This resonates with my recent experience using Bard (not the latest version of Gemini). It would produce something that initially seemed surprisingly good, but then when I actually tried to run it it turned out to be totally broken. I'd ask it to fix the error; it would magically do so but then be broken in a different way. It felt like pair programming with a junior programmer who just didn't quite get it.

This was just me interacting through text prompts. I could imagine some kind of more integrated solution where you can provide some basic test cases, and the system would run those cases through code proposed by the LLM could go a long way towards improving this.

For now it seems mainly useful as a way of getting a quick first draft of some code which I then have to fix up and get fully working myself.

I see a whole lot of potential in these tools, and in some domains they are starting to deliver on some of the promise. But by and large I agree with this statement - they're actually costing me time because I have to do the research to see where they went wrong. I'm better off learning it properly and idiomatically from scratch right now.
I don't get this at all. What kind of code are you writing that you have to literally go and research what it spat out?

In my experience 90% of code is 90% the same as another piece of code in the same repo, with small differences, and copilot will make you fly writing that code.

If you can't read the output code, does it mean the rest of your codebase is similarly unreadable?

The complexity in a codebase or a system is usually from different parts integrating or an overall architecture, but that's totally different to an individual function

"What kind of code are you writing that you have to literally go and research what it spat out" - so in a recent case I was trying to work with Elasticsearch. I'm not an expert in that, so I asked it to do some things. It hallucinated a bunch, and I ended up having to dive in and learn it deeply anyway.
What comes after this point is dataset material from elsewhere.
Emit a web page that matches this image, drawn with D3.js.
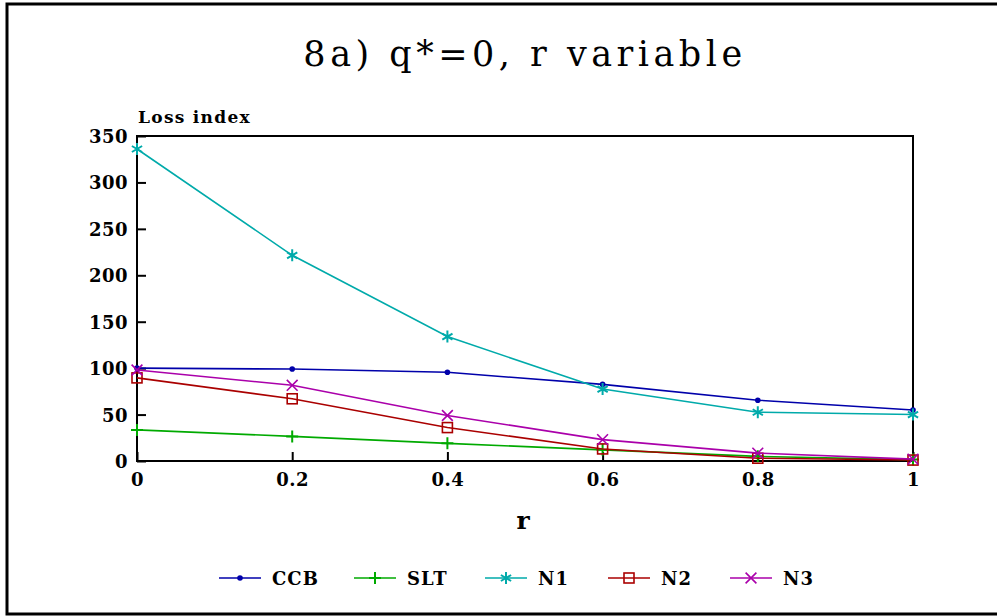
<!DOCTYPE html>
<html>
<head>
<meta charset="utf-8">
<script src="https://cdn.jsdelivr.net/npm/d3@7"></script>
<style>
  html, body { margin: 0; padding: 0; background: #fff; }
  svg { display: block; }
  text { font-family: "DejaVu Serif", "Liberation Serif", serif; }
</style>
</head>
<body>
<svg id="chart" width="997" height="616"></svg>
<script>
// r values on the x axis
const rValues = [0, 0.2, 0.4, 0.6, 0.8, 1];
const xTicks = [0, 0.2, 0.4, 0.6, 0.8, 1];
const yTicks = [0, 50, 100, 150, 200, 250, 300, 350];

// Loss index per series
const ccb = [100, 99, 95.5, 82.5, 65.5, 55];
const slt = [33.5, 26.5, 19, 12, 5, 1.5];
const n1  = [336, 221.5, 134, 77.5, 52.5, 50];
const n2  = [89.5, 67, 36, 13, 3, 1];
const n3  = [98, 81.5, 49, 23, 8.5, 2];

const seriesNames = ["CCB", "SLT", "N1", "N2", "N3"];
const seriesValues = [ccb, slt, n1, n2, n3];
const seriesColors = ["#0000aa", "#00aa00", "#00aaaa", "#aa0000", "#aa00aa"];
const seriesMarkers = ["dot", "plus", "star", "square", "cross"];

const FONT = "DejaVu Serif, Liberation Serif, serif";
const svg = d3.select("#chart");

// outer frame
svg.append("rect")
  .attr("x", 7).attr("y", 4).attr("width", 1000).attr("height", 610)
  .attr("fill", "none").attr("stroke", "#000").attr("stroke-width", 3);

const plot = { left: 137, right: 913, top: 136, bottom: 461 };

const x = d3.scaleLinear().domain([0, 1]).range([plot.left, plot.right]);
const y = d3.scaleLinear().domain([0, 350]).range([plot.bottom, plot.top]);

// title
svg.append("text")
  .attr("x", 525).attr("y", 66)
  .attr("text-anchor", "middle")
  .attr("font-size", 35)
  .attr("letter-spacing", 4.5)
  .text("8a) q*=0, r variable");

// axis labels
svg.append("text")
  .attr("x", 138).attr("y", 123)
  .attr("font-size", 17).attr("font-weight", "bold")
  .attr("letter-spacing", 1.3)
  .text("Loss index");

svg.append("text")
  .attr("x", 523).attr("y", 529)
  .attr("text-anchor", "middle")
  .attr("font-size", 25).attr("font-weight", "bold")
  .text("r");

// y axis: ticks drawn inward
const yAxis = d3.axisLeft(y).tickValues(yTicks).tickSize(-9).tickPadding(9).tickFormat(d3.format("d"));
const gy = svg.append("g").attr("transform", `translate(${plot.left},0)`).call(yAxis);
gy.select(".domain").remove();
gy.selectAll(".tick line").attr("stroke", "#000").attr("stroke-width", 2);
gy.selectAll(".tick text")
  .attr("font-family", FONT)
  .attr("font-size", 18).attr("font-weight", "bold").attr("fill", "#000")
  .attr("letter-spacing", 0.5)
  .attr("dy", "0.36em");

// x axis: ticks drawn inward
const xAxis = d3.axisBottom(x).tickValues(xTicks).tickSize(-9).tickPadding(12)
  .tickFormat(d => d === 0 ? "0" : d === 1 ? "1" : d3.format(".1f")(d));
const gx = svg.append("g").attr("transform", `translate(0,${plot.bottom})`).call(xAxis);
gx.select(".domain").remove();
gx.selectAll(".tick line").attr("stroke", "#000").attr("stroke-width", 2);
gx.selectAll(".tick text")
  .attr("font-family", FONT)
  .attr("font-size", 18).attr("font-weight", "bold").attr("fill", "#000")
  .attr("letter-spacing", 0.5);

// plot box
svg.append("rect")
  .attr("x", plot.left).attr("y", plot.top)
  .attr("width", plot.right - plot.left).attr("height", plot.bottom - plot.top)
  .attr("fill", "none").attr("stroke", "#000").attr("stroke-width", 2);

function drawMarker(g, type, cx, cy, color) {
  const s = 6;
  if (type === "dot") {
    g.append("circle").attr("cx", cx).attr("cy", cy).attr("r", 2.8).attr("fill", color);
  } else if (type === "plus") {
    g.append("path").attr("d", `M${cx - s},${cy}H${cx + s}M${cx},${cy - s}V${cy + s}`)
      .attr("stroke", color).attr("stroke-width", 2).attr("fill", "none");
  } else if (type === "star") {
    const d = s * 0.85;
    g.append("path").attr("d",
      `M${cx},${cy - s}V${cy + s}M${cx - d},${cy - d / 1.7}L${cx + d},${cy + d / 1.7}M${cx - d},${cy + d / 1.7}L${cx + d},${cy - d / 1.7}`)
      .attr("stroke", color).attr("stroke-width", 2).attr("fill", "none");
  } else if (type === "square") {
    g.append("rect").attr("x", cx - 5).attr("y", cy - 5).attr("width", 10).attr("height", 10)
      .attr("stroke", color).attr("stroke-width", 1.6).attr("fill", "none");
  } else if (type === "cross") {
    const d = s * 0.9;
    g.append("path").attr("d", `M${cx - d},${cy - d}L${cx + d},${cy + d}M${cx - d},${cy + d}L${cx + d},${cy - d}`)
      .attr("stroke", color).attr("stroke-width", 1.6).attr("fill", "none");
  }
}

const line = d3.line().x((d, i) => x(rValues[i])).y(d => y(d));

seriesValues.forEach((vals, k) => {
  const g = svg.append("g");
  g.append("path").datum(vals).attr("d", line)
    .attr("fill", "none").attr("stroke", seriesColors[k]).attr("stroke-width", 1.6);
  vals.forEach((v, i) => drawMarker(g, seriesMarkers[k], x(rValues[i]), y(v), seriesColors[k]));
});

// legend
const legendX = [219, 354, 485, 608, 730];
const legendY = 578;
seriesNames.forEach((name, k) => {
  const g = svg.append("g");
  const x0 = legendX[k];
  g.append("line").attr("x1", x0).attr("x2", x0 + 42).attr("y1", legendY).attr("y2", legendY)
    .attr("stroke", seriesColors[k]).attr("stroke-width", 1.6);
  drawMarker(g, seriesMarkers[k], x0 + 21, legendY, seriesColors[k]);
  g.append("text").attr("x", x0 + 53).attr("y", legendY + 7)
    .attr("font-size", 18).attr("font-weight", "bold").attr("letter-spacing", 1).text(name);
});
</script>
</body>
</html>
In that case I think I was better off not relying on the tool. I do find it nice to steer me in a direction, but the things I use tend to be niche enough that I don't get the benefit many others do.

I also have a feeling you and I are using it in different capacities.

This can happen when you are working with new codebases or APIs. For example, recently I tried to build this small gnome extension [0] but I had 0 experience with the API. So I tried chat gpt.

Even though the structure of the code in the file was ok, it called some APIs that did not exist, it created a new var `this._menu` for the dropdown that was not needed (this.menu already exists) and in the end I still had to go through gnome extensions docs to figure out how to do it right.

Overall I don't regret using it but the experience wasn't magical, as I guess we all want it.

[0]: https://github.com/onel/keyboard-cat-defense

Agreed that Github Copilot is not worth anyone's valuable time. You should check out the new Claude 3 Opus model, it's noticeably better. Right off the bat, it's less 'lazy' with its generations, and for me, it has been able to solve bugs that GPT-4 could not solve.

Just this week we made it available on https://double.bot (VS COde Copilot extension). Have been getting similar feedback from multiple users

I hadn't explicitly asked that, but that is what I've been curious about too, as in are these, currently, good enough. Which is why I wanted to start with whichever is the best, again currently, rather than bang my head against ones that are not good.

I had tried a simple experiment to generate some basic Go REST service, XML parsing code, using Bard and ChatGPT and they were actually not bad. But, that was a very simple and new code.